:: Raw records ::
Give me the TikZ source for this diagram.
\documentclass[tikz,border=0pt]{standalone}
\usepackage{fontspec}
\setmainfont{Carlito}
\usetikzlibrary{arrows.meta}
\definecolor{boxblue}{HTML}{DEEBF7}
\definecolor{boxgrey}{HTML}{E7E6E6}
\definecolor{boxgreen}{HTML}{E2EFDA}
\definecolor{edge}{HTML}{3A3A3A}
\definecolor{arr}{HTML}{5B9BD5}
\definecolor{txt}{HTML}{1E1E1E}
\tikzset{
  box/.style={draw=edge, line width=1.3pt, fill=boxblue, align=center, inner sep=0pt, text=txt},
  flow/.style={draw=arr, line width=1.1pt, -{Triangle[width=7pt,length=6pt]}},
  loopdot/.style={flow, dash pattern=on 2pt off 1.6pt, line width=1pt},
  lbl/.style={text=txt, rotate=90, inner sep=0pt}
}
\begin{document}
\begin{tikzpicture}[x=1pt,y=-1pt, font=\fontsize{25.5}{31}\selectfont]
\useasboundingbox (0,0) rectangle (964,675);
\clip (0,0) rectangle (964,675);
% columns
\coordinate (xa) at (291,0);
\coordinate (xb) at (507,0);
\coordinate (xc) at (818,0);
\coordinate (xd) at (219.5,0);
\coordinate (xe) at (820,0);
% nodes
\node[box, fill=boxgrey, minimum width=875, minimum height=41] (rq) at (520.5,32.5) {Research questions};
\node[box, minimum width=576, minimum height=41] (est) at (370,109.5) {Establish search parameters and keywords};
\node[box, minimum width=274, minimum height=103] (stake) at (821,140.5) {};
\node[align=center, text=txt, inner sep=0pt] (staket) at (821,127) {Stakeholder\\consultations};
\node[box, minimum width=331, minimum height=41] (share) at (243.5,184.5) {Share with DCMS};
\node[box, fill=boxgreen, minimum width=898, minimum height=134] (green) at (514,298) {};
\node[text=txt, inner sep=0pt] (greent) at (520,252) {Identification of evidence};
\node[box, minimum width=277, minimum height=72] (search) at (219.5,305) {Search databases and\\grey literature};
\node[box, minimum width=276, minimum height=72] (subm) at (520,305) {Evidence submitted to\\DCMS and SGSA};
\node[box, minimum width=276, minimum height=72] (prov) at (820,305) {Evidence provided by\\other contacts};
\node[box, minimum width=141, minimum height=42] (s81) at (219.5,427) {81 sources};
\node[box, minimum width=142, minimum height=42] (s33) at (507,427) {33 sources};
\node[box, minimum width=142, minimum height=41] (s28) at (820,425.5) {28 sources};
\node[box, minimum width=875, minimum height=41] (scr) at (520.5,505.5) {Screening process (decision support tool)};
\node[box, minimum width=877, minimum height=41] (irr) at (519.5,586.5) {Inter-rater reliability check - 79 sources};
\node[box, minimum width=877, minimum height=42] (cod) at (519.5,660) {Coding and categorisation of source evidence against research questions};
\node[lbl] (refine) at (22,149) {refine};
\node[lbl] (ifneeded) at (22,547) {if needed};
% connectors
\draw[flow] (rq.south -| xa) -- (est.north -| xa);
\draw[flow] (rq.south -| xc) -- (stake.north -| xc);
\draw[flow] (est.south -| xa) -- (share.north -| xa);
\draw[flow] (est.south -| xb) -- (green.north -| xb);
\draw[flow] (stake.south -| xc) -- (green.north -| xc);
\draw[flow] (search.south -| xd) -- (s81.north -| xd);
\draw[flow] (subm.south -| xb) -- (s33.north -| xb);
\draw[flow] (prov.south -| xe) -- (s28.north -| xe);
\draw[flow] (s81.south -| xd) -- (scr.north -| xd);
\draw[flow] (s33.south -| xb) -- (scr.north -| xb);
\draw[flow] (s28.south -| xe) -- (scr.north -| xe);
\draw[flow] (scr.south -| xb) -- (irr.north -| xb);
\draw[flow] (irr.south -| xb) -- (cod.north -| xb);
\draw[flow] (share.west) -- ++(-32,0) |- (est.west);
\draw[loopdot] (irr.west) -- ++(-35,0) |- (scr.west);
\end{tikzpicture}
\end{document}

==

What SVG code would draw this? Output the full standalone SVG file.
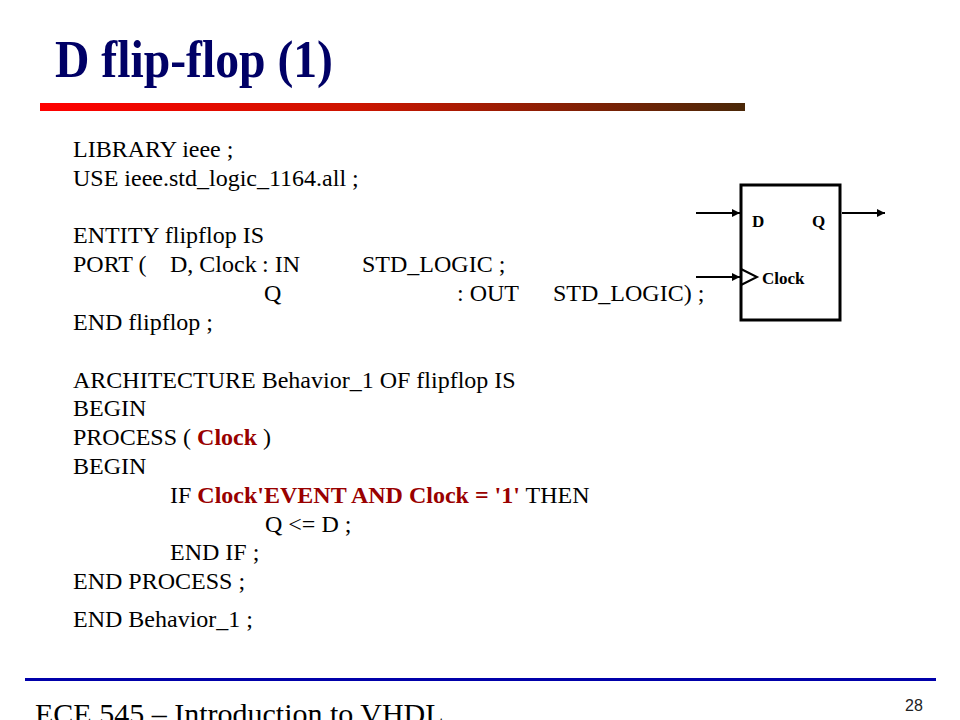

:: What to do ::
Scan the records above for the string "standalone", then select every line that holds it.

:: Answer to this problem ::
\documentclass[tikz,border=0pt]{standalone}
What SVG code would draw this? Output the full standalone SVG file.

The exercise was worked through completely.